On Wed, Aug 8, 2018 at 5:50 AM Roland Hieber <r.hieber@pengutronix.de> wrote:
On Fri, Aug 03, 2018 at 11:44:55AM -0400, jon@ringle.org wrote:
> From: Jon Ringle <jringle@gridpoint.com>
>
> libfaketime will be used during patchin so that committer timestamps always
> have a fixed value and therefore making the ${PKG}_SERIES_SHA256 value
> repeatable
>
> The minimal set of source files was picked out of libfaketime-0.9.7
>
> Signed-off-by: Jon Ringle <jringle@gridpoint.com>
> ---
>  Makefile.in                           |   14 +-
>  scripts/libfaketime/Makefile          |  118 ++
>  scripts/libfaketime/faketime.c        |  385 ++++++
>  scripts/libfaketime/faketime_common.h |   61 +
>  scripts/libfaketime/libfaketime.c     | 2410 +++++++++++++++++++++++++++++++++
>  scripts/libfaketime/libfaketime.map   |   10 +
>  scripts/libfaketime/time_ops.h        |  104 ++

Uh.
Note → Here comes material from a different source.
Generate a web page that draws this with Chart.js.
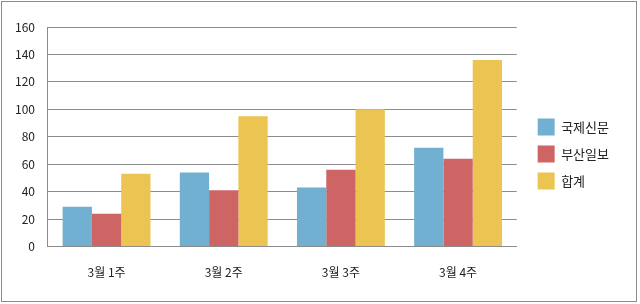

Does it really make more sense to vendor libfaketime instead of
using the package from the host system, like we do it with python, bash,
etc.?

The reason that this is needed as a core component of ptxdist rather than just being built as a host package is that patchin step uses libfaketime and therefore is potentially needed before even a single package is ever built. What would happen if we just used a host-libfaketime package and someone adds a patch series for libfaketime? (In fact, I actually do have such a patch series locally that I will be sending to the ptxdist ml later). This is a chicken vs egg problem that is resolved by making libfaketime an integral part of ptxdist. The ptxdist usage of libfaketime in the patchin step does not need a patched version of libfaketime (it just needs to set an absolute date time and the libfaketime code I have here does that). It doesn’t need new configuration features or bug fixes for fixing the time manipulation via some specific system call.